Akhirnya, Irman mencari utusan yang paling netral yakni utusan Golongan yang waktu itu diketuai oleh Marzuki Usman, anggotanya hanya ada 4 orang termasuk Sarwan Hamid, Abdurrahman Wahid sebagai utusan NU dan dirinya sendiri. Namun, utusan Golongan hanya bertahan beberapa bulan saja, dan pada sidang berikutnya dirinya meminta agar utusan Daerah diadakan kembali dan diamini.

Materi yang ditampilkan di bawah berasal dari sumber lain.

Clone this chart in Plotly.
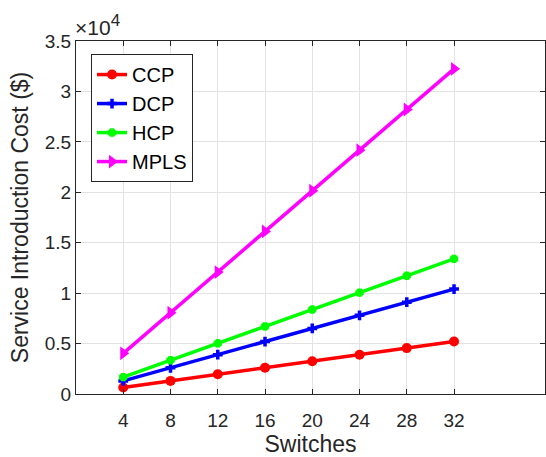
import plotly.graph_objects as go

switches = [4, 8, 12, 16, 20, 24, 28, 32]
ccp = [650, 1300, 1950, 2600, 3250, 3900, 4550, 5200]
dcp = [1300, 2600, 3900, 5200, 6500, 7800, 9100, 10400]
hcp = [1675, 3350, 5025, 6700, 8375, 10050, 11725, 13400]
mpls = [4030, 8060, 12090, 16120, 20150, 24180, 28210, 32240]

y_ticks = [0, 5000, 10000, 15000, 20000, 25000, 30000, 35000]
y_ticktext = ["0", "0.5", "1", "1.5", "2", "2.5", "3", "3.5"]

FONT = "Liberation Sans, Arial, Helvetica, sans-serif"

fig = go.Figure()
fig.add_trace(go.Scatter(x=switches, y=ccp, name="CCP", mode="lines+markers",
                         line=dict(color="#ff0000", width=3.5),
                         marker=dict(symbol="circle", size=10, color="#ff0000")))
fig.add_trace(go.Scatter(x=switches, y=dcp, name="DCP", mode="lines+markers",
                         line=dict(color="#0000ff", width=3.5),
                         marker=dict(symbol="cross-thin-open", size=7, color="#0000ff",
                                     line=dict(color="#0000ff", width=3.5))))
fig.add_trace(go.Scatter(x=switches, y=hcp, name="HCP", mode="lines+markers",
                         line=dict(color="#00ff00", width=3.5),
                         marker=dict(symbol="asterisk-open", size=7, color="#00ff00",
                                     line=dict(color="#00ff00", width=4))))
fig.add_trace(go.Scatter(x=switches, y=mpls, name="MPLS", mode="lines+markers",
                         line=dict(color="#ff00ff", width=3.5),
                         marker=dict(symbol="triangle-right", size=12, color="#ff00ff")))

axis_common = dict(showline=True, linecolor="#262626", linewidth=1, mirror="ticks",
                   ticks="inside", ticklen=5, tickcolor="#262626",
                   showgrid=True, gridcolor="#e3e3e3", gridwidth=1, zeroline=False,
                   tickfont=dict(family=FONT, size=19, color="#262626"))

fig.update_xaxes(range=[0, 39.7], tickvals=switches, ticklabelstandoff=9,
                 title=dict(text="Switches", font=dict(family=FONT, size=23, color="#262626"), standoff=8),
                 **axis_common)
fig.update_yaxes(range=[0, 35000], tickvals=y_ticks, ticktext=y_ticktext,
                 title=dict(text="Service Introduction Cost ($)", font=dict(family=FONT, size=23, color="#262626"), standoff=9),
                 **axis_common)

fig.add_annotation(text="×10<sup><span style='font-size:17px'>4</span></sup>",
                   xref="paper", yref="paper", x=0, y=1,
                   xanchor="left", yanchor="bottom", showarrow=False, yshift=0, xshift=-3,
                   font=dict(family=FONT, size=21, color="#262626"))

fig.update_layout(
    width=546, height=457,
    margin=dict(l=76, r=1, t=41, b=63),
    paper_bgcolor="white", plot_bgcolor="white",
    showlegend=True,
    legend=dict(x=0.032, y=0.963, xanchor="left", yanchor="top",
                bgcolor="white", bordercolor="#262626", borderwidth=1,
                font=dict(family=FONT, size=20, color="black"),
                itemwidth=30, tracegroupgap=0),
)

fig.write_html("out.html")
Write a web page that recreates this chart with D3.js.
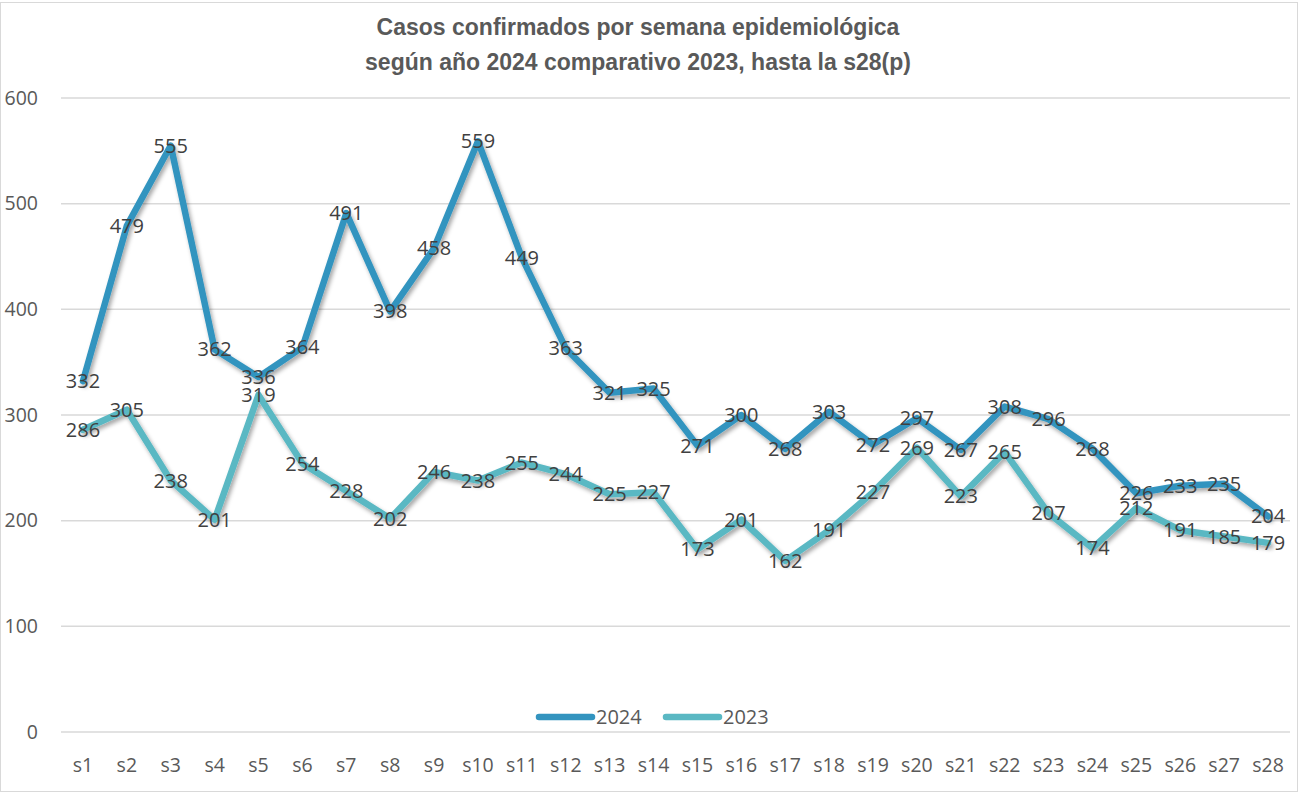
<!doctype html>
<html>
<head>
    <meta http-equiv="Content-type" content="text/html; charset=utf-8"/>
    <script src="https://d3js.org/d3.v7.min.js"></script>
    <style>
        body { margin: 0; background: #fff; }
        text { font-family: "Open Sans", "Noto Sans", sans-serif; }
        .title { font-family: "Liberation Sans Narrow", "Arial Narrow", "Liberation Sans", sans-serif; font-weight: bold; font-size: 23px; fill: #595959; }
    </style>
</head>
<body>
    <svg width="1300" height="793"></svg>
    <script>
        var weeks = ["s1","s2","s3","s4","s5","s6","s7","s8","s9","s10","s11","s12","s13","s14",
                     "s15","s16","s17","s18","s19","s20","s21","s22","s23","s24","s25","s26","s27","s28"];
        var cases2024 = [332,479,555,362,336,364,491,398,458,559,449,363,321,325,
                         271,300,268,303,272,297,267,308,296,268,226,233,235,204];
        var cases2023 = [286,305,238,201,319,254,228,202,246,238,255,244,225,227,
                         173,201,162,191,227,269,223,265,207,174,212,191,185,179];
        var yTicks = [0,100,200,300,400,500,600];

        var series = [
            {name: "2024", values: cases2024, color: "#3394BF"},
            {name: "2023", values: cases2023, color: "#5AB8C3"}
        ];

        var svg = d3.select("svg");

        // chart border
        svg.append("rect")
            .attr("x", 0.5).attr("y", 2.5)
            .attr("width", 1297).attr("height", 789)
            .attr("fill", "none").attr("stroke", "#d9d9d9");

        var defs = svg.append("defs");
        var f = defs.append("filter").attr("id", "shadow")
            .attr("x", "-5%").attr("y", "-5%").attr("width", "110%").attr("height", "110%");
        f.append("feDropShadow").attr("dx", 2).attr("dy", 3).attr("stdDeviation", 2)
            .attr("flood-color", "#000").attr("flood-opacity", 0.35);

        var x = d3.scaleBand().domain(weeks).range([61, 1290]);
        var y = d3.scaleLinear().domain([0, 600]).range([732, 98]);

        // title
        svg.append("text").attr("class", "title")
            .attr("x", 638).attr("y", 35).attr("text-anchor", "middle")
            .text("Casos confirmados por semana epidemiológica");
        svg.append("text").attr("class", "title")
            .attr("x", 638).attr("y", 70).attr("text-anchor", "middle")
            .text("según año 2024 comparativo 2023, hasta la s28(p)");

        // gridlines
        svg.append("g").selectAll("line")
            .data(yTicks)
            .enter().append("line")
            .attr("x1", 61).attr("x2", 1290)
            .attr("y1", function(d) { return y(d); })
            .attr("y2", function(d) { return y(d); })
            .attr("stroke", "#d9d9d9").attr("stroke-width", 1.5);

        // y tick labels
        svg.append("g").selectAll("text")
            .data(yTicks)
            .enter().append("text")
            .attr("x", 38).attr("y", function(d) { return y(d); })
            .attr("dy", "0.35em").attr("text-anchor", "end")
            .attr("font-size", 19.5).attr("fill", "#595959")
            .text(function(d) { return d; });

        // x tick labels
        svg.append("g").selectAll("text")
            .data(weeks)
            .enter().append("text")
            .attr("x", function(d) { return x(d) + x.bandwidth() / 2; })
            .attr("y", 772).attr("text-anchor", "middle")
            .attr("font-size", 19.5).attr("fill", "#595959")
            .text(function(d) { return d; });

        var line = d3.line()
            .x(function(d, i) { return x(weeks[i]) + x.bandwidth() / 2; })
            .y(function(d) { return y(d); });

        svg.append("g").selectAll("path")
            .data(series)
            .enter().append("path")
            .attr("d", function(s) { return line(s.values); })
            .attr("fill", "none")
            .attr("stroke", function(s) { return s.color; })
            .attr("stroke-width", 6.5)
            .attr("stroke-linejoin", "round")
            .attr("stroke-linecap", "round")
            .attr("filter", "url(#shadow)");

        // data labels
        series.forEach(function(s) {
            svg.append("g").selectAll("text")
                .data(s.values)
                .enter().append("text")
                .attr("x", function(d, i) { return x(weeks[i]) + x.bandwidth() / 2; })
                .attr("y", function(d) { return y(d); })
                .attr("dy", "0.35em").attr("text-anchor", "middle")
                .attr("font-size", 20).attr("fill", "#404040")
                .text(function(d) { return d; });
        });

        // legend
        var legend = svg.append("g");
        var legX = [539, 666];
        series.forEach(function(s, i) {
            legend.append("line")
                .attr("x1", legX[i]).attr("x2", legX[i] + 53)
                .attr("y1", 717).attr("y2", 717)
                .attr("stroke", s.color).attr("stroke-width", 6.5)
                .attr("stroke-linecap", "round");
            legend.append("text")
                .attr("x", legX[i] + 57).attr("y", 717).attr("dy", "0.35em")
                .attr("font-size", 20).attr("fill", "#595959")
                .text(s.name);
        });
    </script>
</body>
</html>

“Yang seharusnya anggotanya 135 hanya terkumpul sekitar 38 orang. Ini motor penggerak perjuangan, soal tadinya hampir nyaris enggak ada,” ungkap Irman.
Kemudian, politikus asal Sumbar ini melanjutkan, setelah amandemen keempat, MPR tidak lagi menjadi lembaga tertinggi, MPR hanya lembaga negara. Namun, karena masalah daerah penting, bukan saja orang dan politik, tapia da sumber daya alam (SDA) dan lain sebagainya, maka DPD tetap ada. Setiap provinsi diwakili empat orang, dan waktu Pemilu 2004 itu ada 112 anggota dari 28 provinsi.
Irman juga menceritakan saat dirinya memimpin DPD pada periode 2009-2014, bersama dua Wakil Ketua DPD RI yakni GKR Hemas dan Laode Ida, ia memimpin rapat pimpinan di Hotel Mulya, dan waktu itu anggaran DPD masih menumpang pada MPR RI. Dan saat ia memimpin juga lah tulisan “Dewan Perwakilan Daerah” bisa terpampang di Gedung DPR bersama dengan tulisan MPR dan DPR.